Stated goal
Using the data below, return word for word every line from the one holding "Write the Chart.js code for this chart." down to the one holding "const fmt = v". Leave pictures out.

Records supplied

==================================================

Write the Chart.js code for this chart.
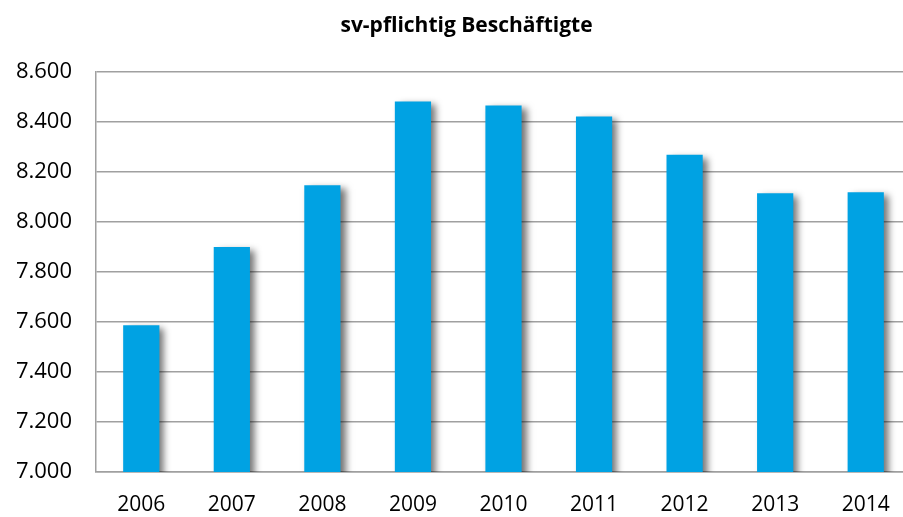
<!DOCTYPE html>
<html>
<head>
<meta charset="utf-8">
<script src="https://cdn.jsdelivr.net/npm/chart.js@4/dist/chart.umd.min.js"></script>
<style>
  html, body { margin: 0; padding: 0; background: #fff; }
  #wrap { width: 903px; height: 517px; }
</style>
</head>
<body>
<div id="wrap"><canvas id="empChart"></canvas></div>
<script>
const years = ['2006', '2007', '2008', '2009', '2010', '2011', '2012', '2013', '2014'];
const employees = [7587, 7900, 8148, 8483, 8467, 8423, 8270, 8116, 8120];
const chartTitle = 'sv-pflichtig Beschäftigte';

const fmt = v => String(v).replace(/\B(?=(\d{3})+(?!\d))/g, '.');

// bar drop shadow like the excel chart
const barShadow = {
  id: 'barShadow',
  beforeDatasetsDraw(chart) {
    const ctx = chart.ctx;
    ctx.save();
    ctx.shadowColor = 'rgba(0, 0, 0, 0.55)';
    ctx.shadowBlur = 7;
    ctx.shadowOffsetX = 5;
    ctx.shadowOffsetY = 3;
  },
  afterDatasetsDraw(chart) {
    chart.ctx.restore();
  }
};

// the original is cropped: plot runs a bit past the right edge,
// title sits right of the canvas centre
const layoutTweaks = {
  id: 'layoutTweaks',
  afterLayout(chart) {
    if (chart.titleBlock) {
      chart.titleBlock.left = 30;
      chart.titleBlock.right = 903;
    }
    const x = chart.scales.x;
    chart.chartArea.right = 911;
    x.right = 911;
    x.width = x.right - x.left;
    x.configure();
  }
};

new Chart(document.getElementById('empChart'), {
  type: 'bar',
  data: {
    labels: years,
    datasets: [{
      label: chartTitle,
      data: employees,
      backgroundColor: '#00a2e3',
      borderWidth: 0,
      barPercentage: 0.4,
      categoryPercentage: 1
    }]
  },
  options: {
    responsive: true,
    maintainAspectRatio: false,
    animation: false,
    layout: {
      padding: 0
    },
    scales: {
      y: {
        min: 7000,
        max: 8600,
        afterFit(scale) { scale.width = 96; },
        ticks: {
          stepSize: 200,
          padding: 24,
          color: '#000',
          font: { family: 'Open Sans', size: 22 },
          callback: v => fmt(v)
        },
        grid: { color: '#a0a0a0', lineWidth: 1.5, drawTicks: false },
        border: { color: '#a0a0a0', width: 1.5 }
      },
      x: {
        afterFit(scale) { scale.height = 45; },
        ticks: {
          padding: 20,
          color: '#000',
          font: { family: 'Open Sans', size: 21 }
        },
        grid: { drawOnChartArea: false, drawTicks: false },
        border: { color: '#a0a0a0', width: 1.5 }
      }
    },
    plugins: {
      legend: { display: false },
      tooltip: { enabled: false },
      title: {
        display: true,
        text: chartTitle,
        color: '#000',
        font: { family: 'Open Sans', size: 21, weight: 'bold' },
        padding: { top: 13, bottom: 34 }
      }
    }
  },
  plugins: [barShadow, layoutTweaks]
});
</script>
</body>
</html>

==================================================

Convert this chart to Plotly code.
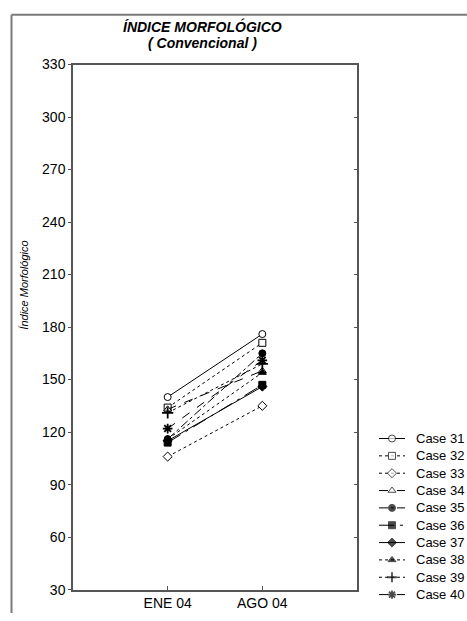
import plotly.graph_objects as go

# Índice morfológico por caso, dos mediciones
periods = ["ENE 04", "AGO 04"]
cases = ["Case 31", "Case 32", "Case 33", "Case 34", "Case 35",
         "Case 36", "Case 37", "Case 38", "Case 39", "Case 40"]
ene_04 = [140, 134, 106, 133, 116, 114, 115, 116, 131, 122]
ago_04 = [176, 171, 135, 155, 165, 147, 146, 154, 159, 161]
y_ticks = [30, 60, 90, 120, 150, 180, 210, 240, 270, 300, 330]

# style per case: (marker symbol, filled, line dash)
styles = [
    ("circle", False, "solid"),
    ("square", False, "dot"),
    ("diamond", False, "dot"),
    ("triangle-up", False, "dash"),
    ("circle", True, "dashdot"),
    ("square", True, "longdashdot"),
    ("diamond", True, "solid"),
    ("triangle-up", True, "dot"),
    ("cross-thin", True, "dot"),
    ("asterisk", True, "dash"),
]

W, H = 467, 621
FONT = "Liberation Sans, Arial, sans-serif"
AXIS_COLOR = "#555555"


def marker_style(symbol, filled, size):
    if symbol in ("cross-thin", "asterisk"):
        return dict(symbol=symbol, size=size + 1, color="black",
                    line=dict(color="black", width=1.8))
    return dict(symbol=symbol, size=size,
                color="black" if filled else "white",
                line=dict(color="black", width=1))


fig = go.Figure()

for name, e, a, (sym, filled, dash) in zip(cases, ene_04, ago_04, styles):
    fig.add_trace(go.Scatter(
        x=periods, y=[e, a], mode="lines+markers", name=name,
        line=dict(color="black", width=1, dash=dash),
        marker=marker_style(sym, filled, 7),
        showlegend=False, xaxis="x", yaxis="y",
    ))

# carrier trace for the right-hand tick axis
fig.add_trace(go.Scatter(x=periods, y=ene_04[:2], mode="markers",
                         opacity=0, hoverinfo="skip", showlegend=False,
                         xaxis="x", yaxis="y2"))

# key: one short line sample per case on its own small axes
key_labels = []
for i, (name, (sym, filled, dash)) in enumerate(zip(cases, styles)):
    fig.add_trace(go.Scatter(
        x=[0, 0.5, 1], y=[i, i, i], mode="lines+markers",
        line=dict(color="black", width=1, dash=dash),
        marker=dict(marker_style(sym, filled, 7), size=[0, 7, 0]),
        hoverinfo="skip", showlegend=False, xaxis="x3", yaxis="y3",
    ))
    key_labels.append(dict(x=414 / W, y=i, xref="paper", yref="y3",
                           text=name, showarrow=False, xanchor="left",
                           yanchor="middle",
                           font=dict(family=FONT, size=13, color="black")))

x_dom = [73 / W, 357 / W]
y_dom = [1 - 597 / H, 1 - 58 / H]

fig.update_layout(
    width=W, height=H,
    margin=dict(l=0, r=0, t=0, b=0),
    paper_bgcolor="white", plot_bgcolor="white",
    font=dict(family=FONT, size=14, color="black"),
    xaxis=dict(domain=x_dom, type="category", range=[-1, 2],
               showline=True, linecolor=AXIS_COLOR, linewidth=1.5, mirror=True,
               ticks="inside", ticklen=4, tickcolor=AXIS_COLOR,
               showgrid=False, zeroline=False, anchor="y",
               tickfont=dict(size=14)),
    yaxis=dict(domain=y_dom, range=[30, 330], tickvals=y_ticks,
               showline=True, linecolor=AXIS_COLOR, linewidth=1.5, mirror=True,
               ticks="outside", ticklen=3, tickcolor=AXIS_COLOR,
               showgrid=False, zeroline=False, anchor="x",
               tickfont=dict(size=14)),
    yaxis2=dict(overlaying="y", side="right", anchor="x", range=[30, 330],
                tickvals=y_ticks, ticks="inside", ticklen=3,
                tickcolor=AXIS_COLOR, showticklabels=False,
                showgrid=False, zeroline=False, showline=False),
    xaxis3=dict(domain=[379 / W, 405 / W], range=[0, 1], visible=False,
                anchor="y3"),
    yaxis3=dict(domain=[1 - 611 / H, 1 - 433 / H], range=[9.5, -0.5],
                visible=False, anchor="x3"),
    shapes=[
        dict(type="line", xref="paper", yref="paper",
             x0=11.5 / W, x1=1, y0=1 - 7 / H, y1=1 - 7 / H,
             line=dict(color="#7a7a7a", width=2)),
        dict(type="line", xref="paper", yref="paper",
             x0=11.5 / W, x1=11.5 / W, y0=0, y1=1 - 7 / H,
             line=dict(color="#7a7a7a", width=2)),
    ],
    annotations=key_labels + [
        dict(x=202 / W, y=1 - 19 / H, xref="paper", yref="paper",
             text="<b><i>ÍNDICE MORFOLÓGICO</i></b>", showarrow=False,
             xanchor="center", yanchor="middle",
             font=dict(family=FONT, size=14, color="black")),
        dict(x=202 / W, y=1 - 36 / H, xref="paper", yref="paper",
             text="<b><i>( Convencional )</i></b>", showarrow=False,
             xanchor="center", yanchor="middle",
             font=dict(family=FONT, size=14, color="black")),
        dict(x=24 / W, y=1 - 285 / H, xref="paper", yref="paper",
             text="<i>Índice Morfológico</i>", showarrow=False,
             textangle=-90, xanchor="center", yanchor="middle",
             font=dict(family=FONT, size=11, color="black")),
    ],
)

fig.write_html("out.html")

==================================================

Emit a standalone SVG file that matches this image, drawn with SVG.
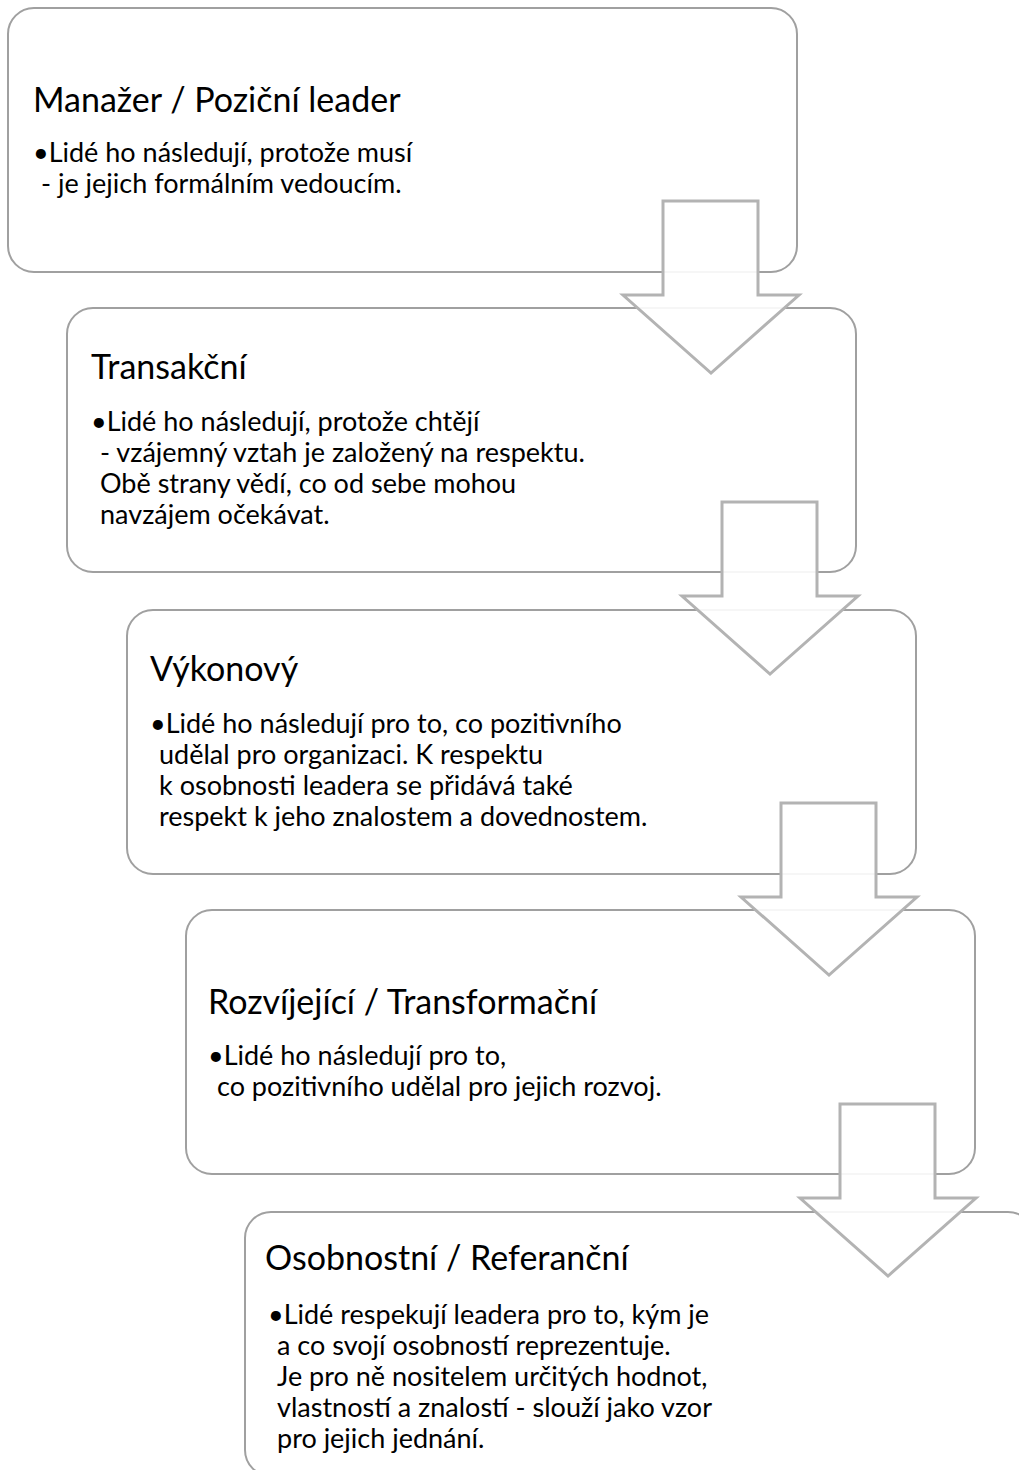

==================================================

Task output
Write the Chart.js code for this chart.
<!DOCTYPE html>
<html>
<head>
<meta charset="utf-8">
<script src="https://cdn.jsdelivr.net/npm/chart.js@4/dist/chart.umd.min.js"></script>
<style>
  html, body { margin: 0; padding: 0; background: #fff; }
  #wrap { width: 903px; height: 517px; }
</style>
</head>
<body>
<div id="wrap"><canvas id="empChart"></canvas></div>
<script>
const years = ['2006', '2007', '2008', '2009', '2010', '2011', '2012', '2013', '2014'];
const employees = [7587, 7900, 8148, 8483, 8467, 8423, 8270, 8116, 8120];
const chartTitle = 'sv-pflichtig Beschäftigte';

const fmt = v => String(v).replace(/\B(?=(\d{3})+(?!\d))/g, '.');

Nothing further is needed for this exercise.